Were these all offshore roles?

Yes, I was offshore. I’ve worked on many, many rigs — floaters, platforms — mainly here in Norway and in Denmark.

 

What significant changes have taken place in directional drilling since you began in that role?

We used to drill the wells with mud motors, then in 1997 Baker Hughes debuted the AutoTrak™ rotary steerable drilling system, which enables you to rotate the string all the time and still steer the BHA to control the path of the well. I’ve worked with that since I started as a directional driller in 2000.

Image of an offshore drilling platform

How has your role changed with the implementation of IO Level 3 and your move to working onshore?

At first, I felt I was too far away from the operation. When I was offshore, if anything critical happened in the well, I was always on the drill floor, next to the driller who controls the rig itself, so I could discuss conditions and advise them what to do. Now I’m sitting here in the Center and I communicate with the driller via radio or telephone; and we’re also starting to use Skype. So, in the beginning I didn’t feel like I had the same control as I did when I was offshore, but I got more and more used to it and now I like the way we work here.

 

What do you like about your new working environment?

First of all, since I live in the Stavanger area, I can get home every night. Then of course we are several well-placement engineers in the center, so if we have any issues or problems, we can help each other. We can exchange experiences, and that’s really good. Another guy might have experience from one field, I have experience from another field … formations vary from field to field, and we all develop different ways of drilling to work around that. One of the things I really like about working here is that we have a team — we can help each other. When I was offshore, I was the only directional driller on my shift on the rig, so I had to take all the decisions myself, or if there was a problem, I had to contact the organization on land. Here, we have all the support around us and that’s an advantage.

Another advantage of working in the ROC is that we can quickly move from one job to another. When we have finished drilling a section on one rig, we can start work on another rig without doing any travelling — we just move to another workstation. On my last two-week work period, for example, I did drilling on three different rigs.

 

Do you feel like you have more time to enjoy life in Stavanger?

Yes, I have more time. If you work on the rig, you have 12 hours on and 12 hours off, but you cannot use that time off. You’re alone there and your family is at home. Now I can go home, I can have dinner with my wife, and afterwards we can go outside for a walk if we like.

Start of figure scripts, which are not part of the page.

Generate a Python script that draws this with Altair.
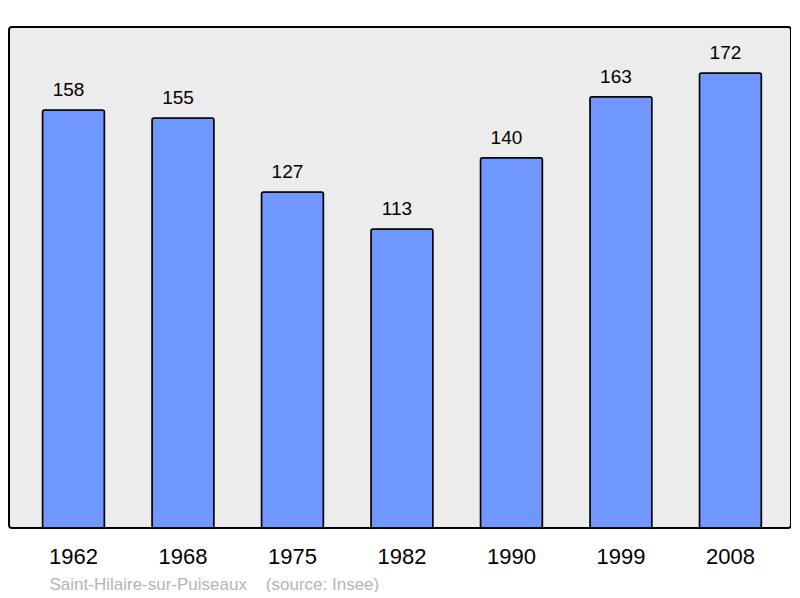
import altair as alt
import pandas as pd

years = ["1962", "1968", "1975", "1982", "1990", "1999", "2008"]
population = [158, 155, 127, 113, 140, 163, 172]
source_text = "Saint-Hilaire-sur-Puiseaux\u00a0\u00a0\u00a0\u00a0(source: Insee)"

df = pd.DataFrame({"year": years, "pop": population})

x = alt.X(
    "year:N",
    sort=years,
    scale=alt.Scale(paddingInner=0.434, paddingOuter=0.288, align=0.531),
    axis=alt.Axis(
        title=source_text,
        labelAngle=0,
        labelFontSize=22,
        labelFont="Liberation Sans",
        labelColor="#000000",
        labelPadding=18,
        ticks=False,
        tickSize=0,
        domain=False,
        titleFont="Liberation Sans",
        titleFontSize=17,
        titleFontWeight="normal",
        titleColor="#b4b4b4",
        titleAnchor="start",
        titleAlign="left",
        titleBaseline="alphabetic",
        titleX=40,
        titleY=61,
    ),
)
y = alt.Y("pop:Q", scale=alt.Scale(domain=[0, 189.4], nice=False, zero=True), axis=None)

bars = alt.Chart(df).mark_bar(
    color="#7097ff", stroke="#000000", strokeWidth=1.5, cornerRadius=2
).encode(x=x, y=y)

labels = alt.Chart(df).mark_text(
    font="Liberation Sans", fontSize=19, color="#000000", baseline="alphabetic", dy=-14, dx=-5
).encode(x=x, y=y, text="pop:Q")

chart = (
    (bars + labels)
    .properties(
        width=782,
        height=501,
        padding={"left": 1, "top": 19, "right": 0, "bottom": 0},
        background="#ffffff",
    )
    .configure_view(stroke="#000000", strokeWidth=2, fill="#ececec", cornerRadius=3)
)

chart.save("out.html", embed_options={"renderer": "svg", "actions": False})
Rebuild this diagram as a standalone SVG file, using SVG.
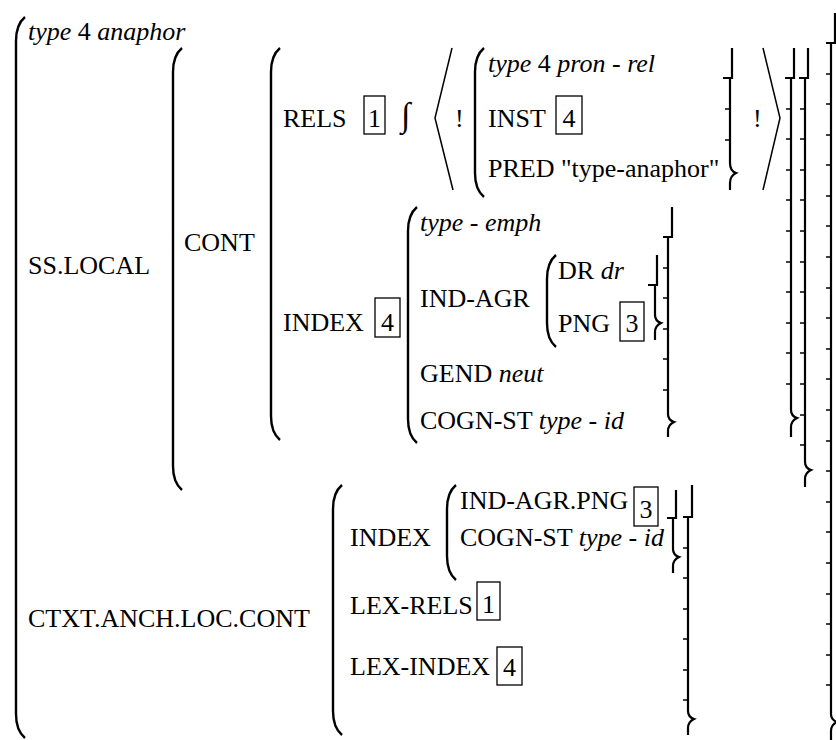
<svg xmlns="http://www.w3.org/2000/svg" width="836" height="740" viewBox="0 0 836 740">
<style>
.f{font-family:'Liberation Serif','Times New Roman',Times,'Noto Serif','DejaVu Serif',Tinos,FreeSerif,'Nimbus Roman','Nimbus Roman No9 L',Georgia,serif;font-size:26px}
.i{font-style:italic}
.m{text-anchor:middle}
.p{fill:none;stroke:#000;stroke-width:2.4;stroke-linecap:butt}
.b{fill:none;stroke:#000;stroke-width:2.2}
.t{fill:none;stroke:#000;stroke-width:1.4}
.box{fill:none;stroke:#000;stroke-width:1.3}
.ang{fill:none;stroke:#000;stroke-width:1.5}
</style>
<rect width="836" height="740" fill="#fff"/>
<g id="brackets">
  <path class="p" d="M25,17 C19,22 16,30 16,41 L16,714 C16,725 19,733 25,738"/>
  <path class="p" d="M182,48 C176,53 173,61 173,72 L173,466 C173,477 176,485 182,490"/>
  <path class="p" d="M280,48 C274,53 271,61 271,72 L271,416 C271,427 274,435 280,440"/>
  <path class="p" d="M484,48 C478,53 475,61 475,72 L475,173 C475,184 478,192 484,197"/>
  <path class="p" d="M417,207 C411,212 408,220 408,231 L408,419 C408,430 411,438 417,443"/>
  <path class="p" d="M556,255 C550,260 547,268 547,279 L547,323 C547,334 550,342 556,347"/>
  <path class="p" d="M342,485 C336,490 333,498 333,509 L333,711 C333,722 336,730 342,735"/>
  <path class="p" d="M456,485 C450,490 447,498 447,509 L447,556 C447,567 450,575 456,580"/>
  <path class="ang" d="M452,48 L435,118 L453,190"/>
  <path class="ang" d="M763,48 L780,118 L763,190"/>
  <path class="b" d="M732,48 L732,78 L723,78 M730,78 L730,163 Q730,171 736,173 Q730,176 730,183 L730,190"/>
  <path class="t" d="M725,109 H730 M725,140 H730"/>
  <path class="b" d="M794,48 L794,78 L785,78 M791,78 L791,410 Q791,416 797,418 Q791,421 791,427 L791,437"/>
  <path class="t" d="M786,109 H791 M786,139 H791 M786,170 H791 M786,200 H791 M786,231 H791 M786,262 H791 M786,292 H791 M786,323 H791 M786,353 H791 M786,384 H791"/>
  <path class="b" d="M808,48 L808,78 L799,78 M805,78 L805,462 Q805,468 811,470 Q805,473 805,479 L805,487"/>
  <path class="t" d="M800,109 H805 M800,139 H805 M800,170 H805 M800,200 H805 M800,231 H805 M800,262 H805 M800,292 H805 M800,323 H805 M800,353 H805 M800,384 H805 M800,415 H805 M800,445 H805"/>
  <path class="b" d="M835,13 L835,43 L826,43 M831,43 L831,714 Q831,720 837,722 Q831,725 831,731 L831,740"/>
  <path class="t" d="M826,74 H831 M826,104 H831 M826,135 H831 M826,165 H831 M826,196 H831 M826,226 H831 M826,257 H831 M826,288 H831 M826,318 H831 M826,349 H831 M826,379 H831 M826,410 H831 M826,441 H831 M826,471 H831 M826,502 H831 M826,532 H831 M826,563 H831 M826,594 H831 M826,624 H831 M826,655 H831 M826,685 H831"/>
  <path class="b" d="M672,207 L672,237 L663,237 M668,237 L668,414 Q668,420 674,422 Q668,425 668,431 L668,437"/>
  <path class="t" d="M663,268 H668 M663,298 H668 M663,329 H668 M663,359 H668 M663,390 H668"/>
  <path class="b" d="M657,255 L657,285 L648,285 M655,285 L655,315 Q655,321 661,323 Q655,326 655,332 L655,340"/>
  <path class="b" d="M676,490 L676,518 L667,518 M673,518 L673,549 Q673,555 679,557 Q673,560 673,566 L673,573"/>
  <path class="b" d="M692,485 L692,517 L683,517 M688,517 L688,711 Q688,717 694,719 Q688,722 688,728 L688,735"/>
  <path class="t" d="M683,548 H688 M683,578 H688 M683,609 H688 M683,639 H688 M683,670 H688 M683,700 H688"/>
</g>
<g class="f" fill="#000">
<g id="avm-top">
  <text x="28" y="40"><tspan class="i">type</tspan> 4 <tspan class="i">anaphor</tspan></text>
</g>
<g id="ss-local">
  <text x="28" y="274">SS.LOCAL</text>
</g>
<g id="cont">
  <text x="184" y="251">CONT</text>
</g>
<g id="rels">
  <text x="283" y="127">RELS</text>
  <rect class="box" x="364" y="96" width="21" height="38"/>
  <text class="m" x="374.5" y="127">1</text>
  <text x="401" y="126" style="font-size:34px">∫</text>
  <text x="455" y="127">!</text>
  <text x="753" y="127">!</text>
</g>
<g id="pron-rel">
  <text x="488" y="72"><tspan class="i">type</tspan> 4 <tspan class="i">pron</tspan> - <tspan class="i">rel</tspan></text>
  <text x="488" y="127">INST</text>
  <rect class="box" x="556" y="96" width="26" height="38"/>
  <text class="m" x="569" y="127">4</text>
  <text x="488" y="177">PRED "type-anaphor"</text>
</g>
<g id="index">
  <text x="283" y="331">INDEX</text>
  <rect class="box" x="375" y="298" width="25" height="39"/>
  <text class="m" x="387.5" y="331">4</text>
</g>
<g id="index-value">
  <text x="420" y="231"><tspan class="i">type</tspan> - <tspan class="i">emph</tspan></text>
  <text x="420" y="307">IND-AGR</text>
  <text x="420" y="382">GEND <tspan class="i">neut</tspan></text>
  <text x="420" y="429">COGN-ST <tspan class="i">type</tspan> - <tspan class="i">id</tspan></text>
</g>
<g id="ind-agr-value">
  <text x="558" y="279">DR <tspan class="i">dr</tspan></text>
  <text x="558" y="332">PNG</text>
  <rect class="box" x="620" y="302" width="24" height="39"/>
  <text class="m" x="632" y="332">3</text>
</g>
<g id="ctxt">
  <text x="28" y="627">CTXT.ANCH.LOC.CONT</text>
</g>
<g id="ctxt-value">
  <text x="350" y="546">INDEX</text>
  <text x="460" y="509">IND-AGR.PNG</text>
  <rect class="box" x="634" y="487" width="24" height="39"/>
  <text class="m" x="646" y="518">3</text>
  <text x="460" y="546">COGN-ST <tspan class="i">type</tspan> - <tspan class="i">id</tspan></text>
  <text x="350" y="614">LEX-RELS</text>
  <rect class="box" x="477" y="582" width="23" height="38"/>
  <text class="m" x="488.5" y="613">1</text>
  <text x="350" y="675">LEX-INDEX</text>
  <rect class="box" x="497" y="647" width="25" height="38"/>
  <text class="m" x="509.5" y="676">4</text>
</g>
</g>
</svg>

I have an 18-year-old son, Sander. He’s in high school, and it’s also good to be able to be around more for him.

 

Is there anything you miss about your offshore life?

After 33 years offshore, it was good to get this land job. Flying in helicopters and being out on the rig in bad weather conditions and all that is not always fun.

Most of my colleagues working here in the Center are happy about the new arrangement. They chose to take this position, perhaps because they thought it was time to do something else or maybe to be part of this new thing, which is how we’ll work in the future. I feel you might as well be there from the beginning. Then you can be a part of it, you can form it.

 

What are the next steps for moving people onshore?

In our work with Equinor we have implemented new tool specialist positions offshore with IO Level 3. These people come from different roles, so it takes time to train the personnel working in these new positions.

For example, when I was offshore, I was also responsible for the equipment—for the logistics of receiving the equipment, checking that we had everything we needed and making up the bottom hole assembly on the drill floor. When the drilling was finished we also had to backload the equipment. These tasks have now been shifted to tool specialists.

It will be some time before all people coming off the rigs have the training they need, but ongoing training and competency development will allow more offshore directional drillers to transition to onshore roles. The process is going well, and soon all our Equinor operations will be run from the ROC in Stavanger.